NM : Ce sont des histoires comme ça qui font une carrière. J’ai repris des compositions de Shigeru Umebayashi qui avait passé deux ans dessus. Il y avait besoin d’une autre énergie. Or il me restait un mois avant la présentation du film à Berlin. Festival dont Wong Kar-wai était président ! Pas le droit de se planter… D’autant que Wong Kar-wai, il faut le suivre, car il monte jusqu’au bout, c’est un artiste vous savez ! Donc j’ai un violoncelle, des percussions chinoises comme des taikos. Avec tout cela, je compose en urgence. Je reprends le thème d’Il était une fois en Amérique d’Ennio Morricone, que je rejoue au violoncelle avec l’Opéra de Prague via Skype… Le truc fou ! Mais c’est ce qui est sympa ! Ce que j’aime, c’est le risque, la rencontre. Que je sois bousculé. Après, ça a même une influence. L’année d’après Jour polaire, je suis parti en vacances dans le cercle polaire. Bon, pour The Grandmaster, je n’ai pas commencé le kung-fu, mais pas loin !
AVoir-ALire : Quelle est la composition qui vous a le plus changé ?
NM : The Grandmaster. C’était la plus folle, la plus dure. Il fallait faire preuve d’humilité aussi. Vous êtes un peu écrasé par le film. C’est quatre ans de tournage ! J’ai dû utiliser plein d’idées qui ne m’appartenaient pas. J’arrivais avec des certitudes, et le film m’a remis à zéro. Dix jours avant Berlin, dont il faisait l’ouverture – la pression car il était président ! -, on enregistre, on valide tout. Puis il réécoute, et il me dit que ça ne va pas. Ça ne va pas, ça ne va pas, ça ne va pas. Là, je suis battu. Que puis-je faire ? On est à 10 jours de Berlin, et on doit recommencer ! Le lendemain, je suis dépité. Il m’avait achevé ! Un coup dans le tibia ! Le matin suivant, je le vois qu’il arrive avec le sourire. J’ai envie de le frapper ! Qu’est ce qui lui arrive ? On retourne dans la salle de cinéma où je travaille, et il me fait parvenir ce bout de papier (montre un bout de papier griffonné) : « be the last man standing ». Sur l’affiche du film était marqué « The last man standing » ! Cela voulait dire : sois le personnage, sois Tony Leung ! Je prends mon violoncelle – un violoncelle thaï, pas facile à jouer -, mes six percussions, mon petit laptop et mes deux claviers, mes deux micros, et… (il allume son ordinateur).

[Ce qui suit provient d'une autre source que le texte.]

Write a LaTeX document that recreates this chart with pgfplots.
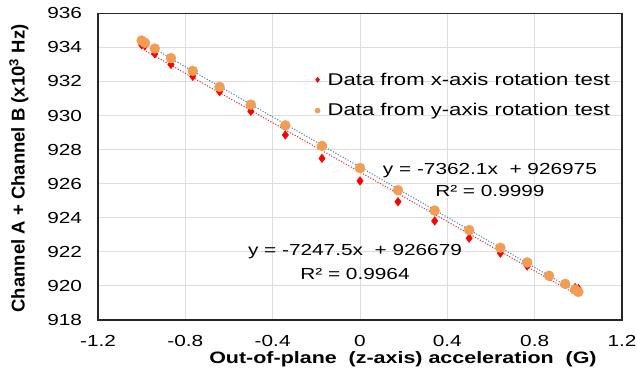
\documentclass[border=0pt]{standalone}
\usepackage{fontspec}
\setmainfont{Liberation Sans}[FakeStretch=1.3]
\newfontfamily\ylfont{Liberation Sans}
\usepackage{pgfplots}
\pgfplotsset{compat=1.18}
\definecolor{gridgray}{RGB}{222,222,222}
\definecolor{myorange}{RGB}{242,157,84}
\definecolor{myblue}{RGB}{60,135,200}
\definecolor{myred}{RGB}{255,0,0}
\begin{document}
\begin{tikzpicture}
\begin{axis}[
  scale only axis, width=524bp, height=306.7bp,
  xmin=-1.2, xmax=1.2, ymin=918, ymax=936,
  xtick={-1.2,-0.8,-0.4,0,0.4,0.8,1.2},
  xticklabels={-1.2,-0.8,-0.4,0,0.4,0.8,1.2},
  ytick={918,920,922,924,926,928,930,932,934,936},
  yticklabels={918,920,922,924,926,928,930,932,934,936},
  grid=major, major grid style={draw=gridgray, line width=1bp},
  axis line style={line width=1.5bp, black!85},
  major tick length=0pt,
  /pgf/number format/assume math mode=true,
  tick label style={font=\fontsize{16bp}{19bp}\selectfont},
  yticklabel style={xshift=-12.5bp},
  xticklabel style={yshift=-11.5bp},
  xlabel={Out-of-plane~~(z-axis)~acceleration~~(G)},
  xlabel style={font=\bfseries\fontsize{16.5bp}{19bp}\selectfont, at={(axis description cs:0.582,0)}, anchor=center, yshift=-39.5bp},
  ylabel={Channel A + Channel B (x10\textsuperscript{3} Hz)},
  ylabel style={font=\ylfont\bfseries\fontsize{18.5bp}{22bp}\selectfont, at={(axis description cs:-0.1508,0.494)}, anchor=center},
  legend style={draw=none, fill=none, font=\fontsize{17bp}{20bp}\selectfont,
    at={(axis description cs:0.408,0.733)}, anchor=west, row sep=13bp,
    /tikz/every odd column/.style={column sep=5.5bp}},
  legend cell align=left,
  legend image code/.code={\draw[#1, mark size=2.6bp] plot coordinates {(0bp,0bp)};},
]
\addplot[only marks, mark=diamond*, mark size=4.3bp, color=myred] coordinates {
(-1,934.15) (-0.985,934.10) (-0.940,933.62) (-0.866,933.00) (-0.766,932.30)
(-0.643,931.40) (-0.5,930.25) (-0.342,928.86) (-0.174,927.49) (0,926.16)
(0.174,924.94) (0.342,923.81) (0.5,922.80) (0.643,921.92) (0.766,921.17)
(0.866,920.55) (0.940,920.12) (0.985,919.90) (1,919.85)
};
\addlegendentry{Data from x-axis rotation test}
\addplot[only marks, mark=*, mark size=5bp, color=myorange] coordinates {
(-1,934.40) (-0.985,934.27) (-0.940,933.93) (-0.866,933.37) (-0.766,932.62)
(-0.643,931.68) (-0.5,930.64) (-0.342,929.42) (-0.174,928.22) (0,926.92)
(0.174,925.62) (0.342,924.42) (0.5,923.28) (0.643,922.24) (0.766,921.38)
(0.866,920.60) (0.940,920.12) (0.985,919.78) (1,919.65)
};
\addlegendentry{Data from y-axis rotation test}
\addplot[forget plot, no marks, color=myred!85, line width=1.5bp, line cap=round, dash pattern=on 0pt off 2.8bp] coordinates {(-1,933.9265) (1,919.4315)};
\addplot[forget plot, no marks, color=myblue, line width=1.5bp, line cap=round, dash pattern=on 0pt off 2.8bp] coordinates {(-1,934.3371) (1,919.6129)};
\node[font=\fontsize{16bp}{19bp}\selectfont, anchor=center] at (axis cs:0.595,926.76) {y = -7362.1x~~+ 926975};
\node[font=\fontsize{16bp}{19bp}\selectfont, anchor=center] at (axis cs:0.595,925.59) {R² = 0.9999};
\node[font=\fontsize{16bp}{19bp}\selectfont, anchor=center] at (axis cs:-0.023,922.01) {y = -7247.5x~~+ 926679};
\node[font=\fontsize{16bp}{19bp}\selectfont, anchor=center] at (axis cs:-0.023,920.70) {R² = 0.9964};
\end{axis}
\pgfresetboundingbox
\useasboundingbox (-98bp,-57bp) rectangle (539bp,320bp);
\end{tikzpicture}
\end{document}
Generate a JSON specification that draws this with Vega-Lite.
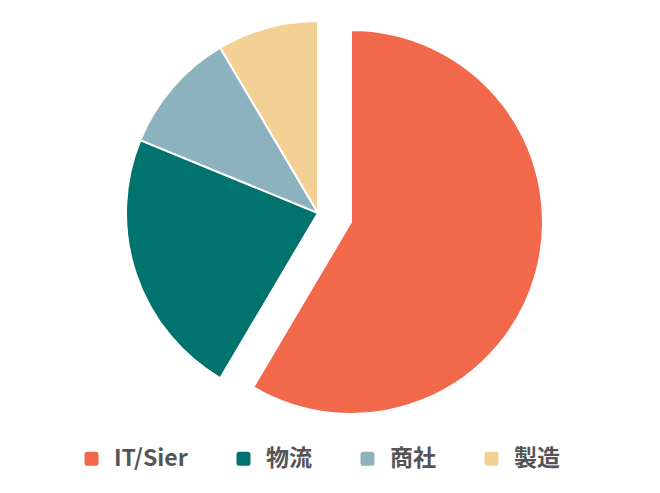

Je me suis dit, il faut que la terre tremble ! C’est une musique réflexe, comme quand il faut que ça sorte. (Nous écoutons l’introduction de The Grandmaster, et le sol tremble effectivement.)
J’ai tellement tapé sur les tambours, j’étais tellement énervé… Et j’ai vu un sourire sur le visage de Kar-wai ! Je l’ai faite en trois heures cette musique ! Donc c’est le film le plus marquant pour moi. Je suis violoncelliste, mais je ne joue plus très bien. Je ne pourrais plus véritablement jouer ce que je compose. Mais ce film m’a ramené à moi. Il m’a ramené à être la voix off du film.
Le cinéma de Wong Kar-wai, c’est un cinéma assez autobiographique. Il raconte son temps, sa manière de voir les choses. Un peu comme Alain Resnais. Avec la caméra-stylo. Il prend son temps, il observe. Il me fait penser à Alain Resnais avec Mon oncle d’Amérique (1980). Il faut le voir ! Resnais compare les hommes avec les rats de laboratoires. On pourrait dire que WKW, c’est la sociologie de l’attraction entre les uns et les autres. En tout cas, après avoir écouté la musique de The Grandmaster, j’ai réalisé à la fin que Tony Leung avait les mêmes yeux que wkw ! D’autant que son fils est violoncelliste amateur. C’était touchant. J’avais mis de côté toutes mes idées reçues.
Pour la suite, Mans et Bjorn étaient parfaits.
AVoir-ALire : Il semble pourtant que ce soient deux cinémas assez différents.
NM : Pas tant que cela. Il y a façon de regarder, assez commune. Il y a la façon de diriger ses acteurs. Je pense que Mans est un grand admirateur de WKW. Il cherche la poésie, mais dans le noir. C’est plus facile de créer un univers très sombre et d’allumer une étincelle, que l’inverse.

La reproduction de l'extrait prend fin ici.